We have presented DNA replication (the same, apparently homologous process is used in all known organisms) in as conceptually simple terms as we can, but it is important to keep in mind that the actual machinery involved is complex. In part this complexity arises because the process is topologically constrained and needs to be highly accurate. In the bacterium Escherichia coli over 100 genes are involved in the processes of DNA replication and repair. To insure that replication is controlled and complete, replication begins at specific sequences along the DNA strand, known as origins of replication or origins for short. Origin DNA sequences are recognized by specific DNA binding proteins. The binding of these proteins initiates the assembly of an origin recognition complex, an ORC. Various proteins then bind to the DNA to locally denature (unwind and separate) and block the single strands from reannealing. This leads to the formation of a replication bubble. Multiprotein complexes, known as a replication forks, then assembles on the two DNA strands. Using a single replication origin and two replication forks moving in opposite directions, a rapidly growing E. coli can replicate its ~4,700,000 base pairs of DNA (which are present in the form of a single circular DNA molecule) in ~40 minutes. Each replication fork moves along the DNA adding ~1000 base pairs of DNA per second to the newly formed DNA polymer. While a discussion of the exact mechanisms involved is beyond our scope here, it is also critical that DNA is complete before a cell attempts to divide.
DNA synthesis (replication) is a highly accurate process; the polymerase makes about one error for every 10,000 bases it adds. But that level of error would almost certainly be highly deleterious, and in fact most of these errors are quickly recognized as mistakes. To understand how, remember that correct AT and GC base pairs have the same molecular dimensions, that means that incorrect AG, CT, AC, and GT base pairs are either too long or too short. By responding to base pair length, molecular machines can recognize a mistake in base pairing as a structural defect in the DNA molecule. When a mismatched base pair is formed and recognized, the DNA polymerase stops forward synthesis, reverses its direction, and removes the region of the DNA containing the mismatched base pair using a “DNA exonuclease” activity. It then resynthesizes the region, (hopefully) correctly. This process is known as proof-reading; the proof-reading activity of the DNA polymerase complex reduces the total DNA synthesis error rate to ~1 error per 1,000,000,000 (109) base pairs synthesized.
At this point let us consider nomenclature, which can seem arcane and impossible to understand, but in fact obeys reasonably straightforward rules. An exonuclease is an enzyme that can bind to the free end of a nucleic acid polymer and remove nucleotides through a hydrolysis reaction of the phosphodiester bond. A 5' exonuclease cuts off a nucleotide located at the 5' end of the molecule, a 3' exonuclease, cuts off a nucleotide located at the molecule’s 3' end. An intact circular nucleic acid molecule is immune to the effects of an exonuclease. To break the bond between two nucleotides in the interior of a nucleic acid molecule (or in a circular molecule, which has no ends), one needs an endonuclease activity.

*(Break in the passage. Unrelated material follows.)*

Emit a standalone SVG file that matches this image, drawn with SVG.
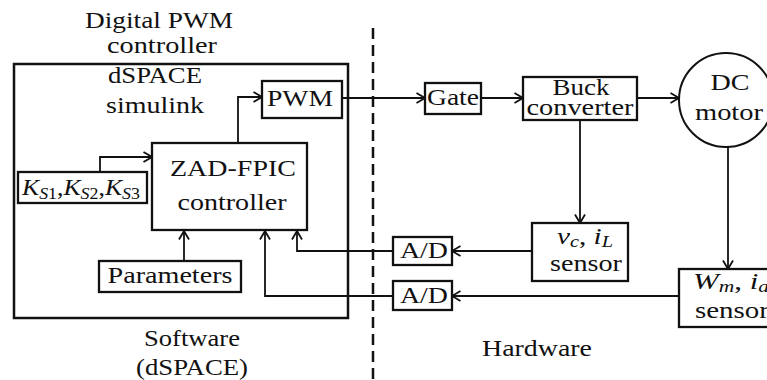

As you think about the processes involved, you come to realize that once DNA synthesis begins, it is important that it continues without interruption. But the interactions between nucleic acid chains are based on weak H-bonding interactions, and the enzymes involved in the DNA replication process can be expected to dissociate from the DNA because of the effects of thermal motion, imagine the whole system jiggling and vibrating - held together by relatively weak interactions. We can characterize how well a DNA polymerase molecule remains productively associated with a DNA molecule in terms of the number of nucleotides it adds to a new molecule before it falls off; this is known as its “processivity”. So if you think of the DNA replication complex as a molecular machine, you can design ways to insure that the replication complex has high processivity, basically by keeping it bound to the DNA. One set of such machines is the polymerase sliding clamp and clamp loader (see: http://youtu.be/QMhi9dxWaM8). The DNA polymerase complex is held onto the DNA by a doughnut shaped protein, known as a sliding clamp, that encircles the DNA double helix and is strongly bound to the DNA polymerase. So the question is, how does a protein come to encircle a DNA molecule? The answer is that the clamp protein is added to DNA by another protein molecular machine known as the clamp loader209. Once closed around the DNA the clamp can move freely along the length of the DNA molecule, but it cannot leave the DNA. The clamp’s sliding movement along DNA is diffusive – that is, driven by thermal motion. Its movement is given a direction because the clamp is attached to the DNA polymerase complex which is adding monomers to the growing nucleic acid polymer. This moves the replication complex (inhibited from diffusing away from the DNA by the clamp) along the DNA in the direction of synthesis. Processivity is increased since, in order to leave the DNA the polymerase has to disengage from the clamp or the clamp as to be removed by the clamp loader acting in reverse, that is acting as an unloader.